◆ Task to complete ◆
Look through the material below for "React". Copy every line that contains it.

--- START Data segment ---

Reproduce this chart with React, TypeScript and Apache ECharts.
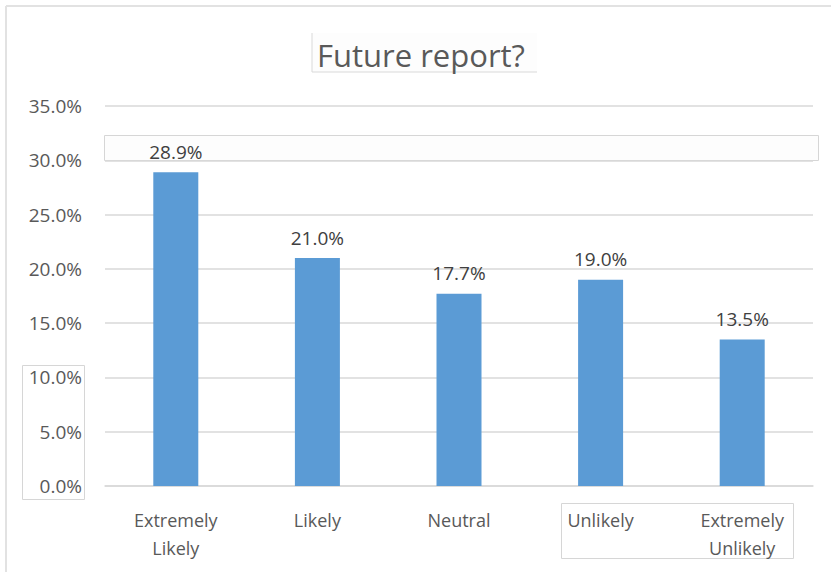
import React, { useEffect, useRef } from "react";
import * as echarts from "echarts";

const categories = ["Extremely\nLikely", "Likely", "Neutral", "Unlikely", "Extremely\nUnlikely"];
const values = [28.9, 21.0, 17.7, 19.0, 13.5];
const yTicks = { min: 0, max: 35, interval: 5 };
const titleText = "Future report?";

const FONT = "'Open Sans', 'Noto Sans', sans-serif";

export default function App() {
  const ref = useRef<HTMLDivElement>(null);
  useEffect(() => {
    if (!ref.current) return;
    const chart = echarts.init(ref.current, undefined, { renderer: "svg" });
    const grey = "#d9d9d9";
    chart.setOption({
      animation: false,
      backgroundColor: "#ffffff",
      grid: { left: 105, right: 18, top: 106, bottom: 86 },
      xAxis: {
        type: "category",
        data: categories,
        axisLine: { lineStyle: { color: grey, width: 1.5 } },
        axisTick: { show: false },
        axisLabel: {
          interval: 0,
          margin: 20,
          fontFamily: FONT,
          fontSize: 18,
          lineHeight: 28,
          color: "#595959",
        },
      },
      yAxis: {
        type: "value",
        min: yTicks.min,
        max: yTicks.max,
        interval: yTicks.interval,
        axisLine: { show: false },
        axisTick: { show: false },
        splitLine: { lineStyle: { color: grey, width: 1.5 } },
        axisLabel: {
          margin: 23,
          fontFamily: FONT,
          fontSize: 19,
          color: "#595959",
          formatter: (v: number) => v.toFixed(1) + "%",
        },
      },
      series: [
        {
          type: "bar",
          data: values,
          barWidth: 45,
          z: 3,
          itemStyle: { color: "#5B9BD5" },
          label: {
            show: true,
            position: "top",
            distance: 11,
            fontFamily: FONT,
            fontSize: 19,
            color: "#404040",
            formatter: (p: any) => Number(p.value).toFixed(1) + "%",
          },
        },
      ],
      graphic: [
        // outer chart border (top and left visible)
        { type: "line", z: 0, shape: { x1: 6, y1: 6, x2: 831, y2: 6 }, style: { stroke: "#e2e2e2", lineWidth: 2 } },
        { type: "line", z: 0, shape: { x1: 6, y1: 6, x2: 6, y2: 572 }, style: { stroke: "#e2e2e2", lineWidth: 2 } },
        // faint selection boxes
        { type: "rect", z: 0, shape: { x: 312, y: 33, width: 225, height: 39 }, style: { fill: "#fdfdfd", stroke: null } },
        { type: "line", z: 0, shape: { x1: 312, y1: 33, x2: 312, y2: 72 }, style: { stroke: "#d9d9d9", lineWidth: 1 } },
        { type: "line", z: 0, shape: { x1: 312, y1: 72, x2: 537, y2: 72 }, style: { stroke: "#d9d9d9", lineWidth: 1 } },
        { type: "rect", z: 0, shape: { x: 104.5, y: 135.5, width: 714, height: 25 }, style: { fill: "#fdfdfd", stroke: "#d6d6d6", lineWidth: 1 } },
        { type: "rect", z: 0, shape: { x: 22.5, y: 365.5, width: 62, height: 134 }, style: { fill: "none", stroke: "#d6d6d6", lineWidth: 1 } },
        { type: "rect", z: 0, shape: { x: 561.5, y: 503.5, width: 232, height: 55 }, style: { fill: "none", stroke: "#d6d6d6", lineWidth: 1 } },
        // title
        {
          type: "text",
          z: 5,
          x: 421,
          y: 55,
          style: {
            text: titleText,
            fontFamily: FONT,
            fontSize: 31,
            fill: "#595959",
            textAlign: "center",
            textVerticalAlign: "middle",
          },
        },
      ],
    });
    return () => chart.dispose();
  }, []);
  return (
    <div
      ref={ref}
      style={{ position: "fixed", left: 0, top: 0, width: 831, height: 572 }}
    />
  );
}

--- END Data segment ---

◆ Result of this task ◆
Reproduce this chart with React, TypeScript and Apache ECharts.
import React, { useEffect, useRef } from "react";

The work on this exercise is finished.